As for the stalled talks, it is essential to make clear that the peace agreement is an all-or-nothing offer. Nato will have to follow through its threats to renew the bombing campaign more toughly than ever before to force the Serbbian regime to understand that it can no longer call the metaphorical and literal shots. At the same time, the build-up of ground troops must continue. They will be needed as a military force if Milosevic and his men still seek to delude themselves that they can wriggle off the hook. And they will be needed even more urgently if, or when, a form of peace is achieved.

For the moment the Serbs seem to believe that they have some cards to play with. Yesterday's demand that up to 15,000 Serb troops be allowed to stay in Kosovo flatly contradicts the agreement apparently reached last week, whereby a symbolic presence of just a few hundred would be allowed. That obduracy makes a Western determination not to give in all the more important.

One of the most depressing features of life in Serbia today is how few Serbs appreciate the extent to which Milosevic is responsible for their country's woes. That is unlikely to change, in the short term at least. As the example of Nicolae Ceausescu in Romania made clear, any dictator can eventually be unseated if there is enough popular determination to do so. In Belgrade, such determination has lacking - not just since the Nato raids, which have bolstered support for Milosevic, but from long before. When pro-democracy protests in Belgrade in the winter of 1996 failed to unseat Milosevic, that was not because of the power of his tanks or secret police. Unlike in Czechoslovakia or Romania a few years earlier, not enough Serbs were determined to achieve change.

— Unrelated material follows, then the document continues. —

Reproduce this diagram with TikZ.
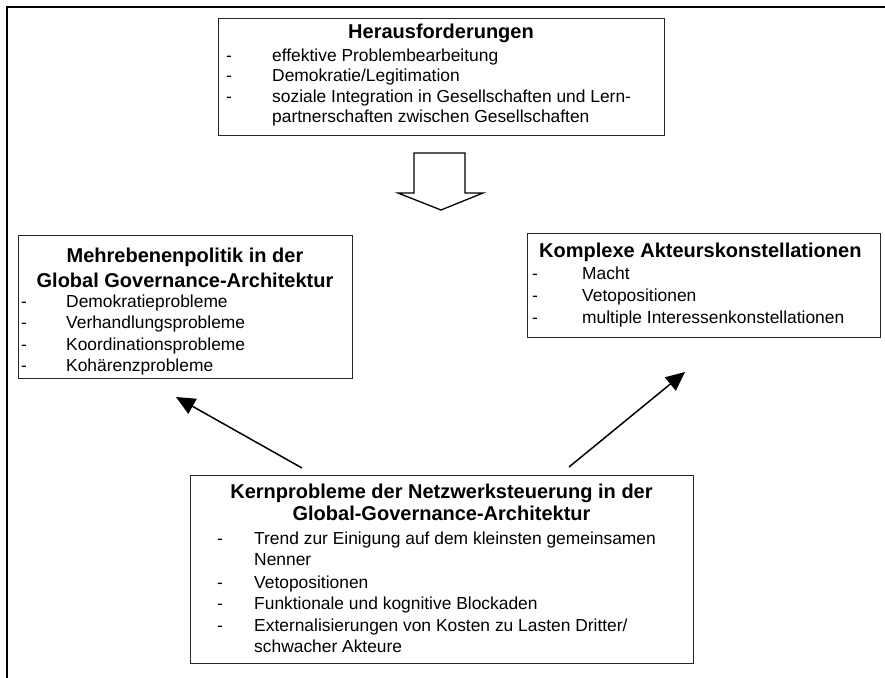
\documentclass[tikz,border=0pt]{standalone}
\usepackage{fontspec}
\setmainfont{Liberation Sans}
\usetikzlibrary{arrows.meta}
\newcommand\itemfont{\fontsize{17.4}{21}\selectfont}
\newcommand\headfont{\fontsize{20}{24}\selectfont\bfseries}
\begin{document}
\begin{tikzpicture}[x=1pt,y=-1pt,
  frameline/.style={line width=2.2pt, black},
  box/.style={draw=black!85, line width=1.4pt, rectangle, inner sep=0pt, anchor=north west},
  itm/.style={anchor=base west, inner sep=0pt, font=\itemfont},
  ttl/.style={anchor=base, inner sep=0pt, font=\headfont},
  ttlw/.style={anchor=base west, inner sep=0pt, font=\headfont},
  link/.style={line width=1.5pt, -{Triangle[length=19pt,width=17pt]}},
  hollow/.style={draw=black, line width=1.3pt, fill=white, line join=miter}]
\useasboundingbox (0,0) rectangle (885,677);

% outer frame (top and left edges)
\draw[frameline] (7,680) -- (7,7) -- (890,7);

% ---- Herausforderungen ----
\node[box, minimum width=446pt, minimum height=117pt] (chal) at (218,18) {};
\node[ttl] (chal-t) at (441,39) {Herausforderungen};
\node[itm] (chal-d1) at (226,61) {-};
\node[itm] (chal-1) at (272,61) {effektive Problembearbeitung};
\node[itm] (chal-d2) at (226,81.5) {-};
\node[itm] (chal-2) at (272,81.5) {Demokratie/Legitimation};
\node[itm] (chal-d3) at (226,102) {-};
\node[itm] (chal-3) at (272,102) {soziale Integration in Gesellschaften und Lern-};
\node[itm] (chal-3b) at (272,122.5) {partnerschaften zwischen Gesellschaften};

% block arrow
\draw[hollow] (414,153) -- (465,153) -- (465,193) -- (483,193) -- (441,210)
  -- (398,193) -- (414,193) -- cycle;

% ---- Mehrebenenpolitik ----
\node[box, minimum width=334pt, minimum height=143pt] (multi) at (18,235) {};
\node[ttl] (multi-t1) at (185,262) {Mehrebenenpolitik in der};
\node[ttl] (multi-t2) at (185,287) {Global Governance-Architektur};
\node[itm] (multi-d1) at (21,307) {-};
\node[itm] (multi-1) at (66,307) {Demokratieprobleme};
\node[itm] (multi-d2) at (21,328.5) {-};
\node[itm] (multi-2) at (66,328.5) {Verhandlungsprobleme};
\node[itm] (multi-d3) at (21,350) {-};
\node[itm] (multi-3) at (66,350) {Koordinationsprobleme};
\node[itm] (multi-d4) at (21,371.5) {-};
\node[itm] (multi-4) at (66,371.5) {Kohärenzprobleme};

% ---- Komplexe Akteurskonstellationen ----
\node[box, minimum width=353pt, minimum height=104pt] (actors) at (527,233) {};
\node[ttlw] (actors-t) at (539,257) {Komplexe Akteurskonstellationen};
\node[itm] (actors-d1) at (532,279) {-};
\node[itm] (actors-1) at (582,279) {Macht};
\node[itm] (actors-d2) at (532,301) {-};
\node[itm] (actors-2) at (582,301) {Vetopositionen};
\node[itm] (actors-d3) at (532,323) {-};
\node[itm] (actors-3) at (582,323) {multiple Interessenkonstellationen};

% ---- Kernprobleme ----
\node[box, minimum width=503pt, minimum height=188pt] (core) at (190,475) {};
\node[ttl] (core-t1) at (441.5,498) {Kernprobleme der Netzwerksteuerung in der};
\node[ttl] (core-t2) at (441.5,520) {Global-Governance-Architektur};
\node[itm] (core-d1) at (217,544) {-};
\node[itm] (core-1) at (254,544) {Trend zur Einigung auf dem kleinsten gemeinsamen};
\node[itm] (core-1b) at (254,565) {Nenner};
\node[itm] (core-d2) at (217,588) {-};
\node[itm] (core-2) at (254,588) {Vetopositionen};
\node[itm] (core-d3) at (217,609) {-};
\node[itm] (core-3) at (254,609) {Funktionale und kognitive Blockaden};
\node[itm] (core-d4) at (217,631) {-};
\node[itm] (core-4) at (254,631) {Externalisierungen von Kosten zu Lasten Dritter/};
\node[itm] (core-4b) at (254,652) {schwacher Akteure};

% connectors from the core problems to the two upper boxes
\coordinate (l-start) at (302,468);
\coordinate (l-end) at (176,397);
\coordinate (r-start) at (569,467);
\coordinate (r-end) at (685,372);
\draw[link] (l-start) -- (l-end);
\draw[link] (r-start) -- (r-end);
\end{tikzpicture}
\end{document}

All of which is a bleak reminder of what lies ahead in Serbia, even after a Nato military victory is achieved. Bombing has helped get us this far, in persuading Belgrade to offer at least the pretence of compromise. Like the bully in the school yard, Milosevic has only ever softened his tactics when forced to do so by a stronger opponent than himself, who is ready to arm-wrestle him down. Further bombing and the threat of ground troops may get us a few steps further. The military victory will, however, pale into insignificance by comparison with the task of recreating a civil society in Serbia. Above all, Serbia needs to win its own battles against intolerance. That will be a much more difficult war to fight.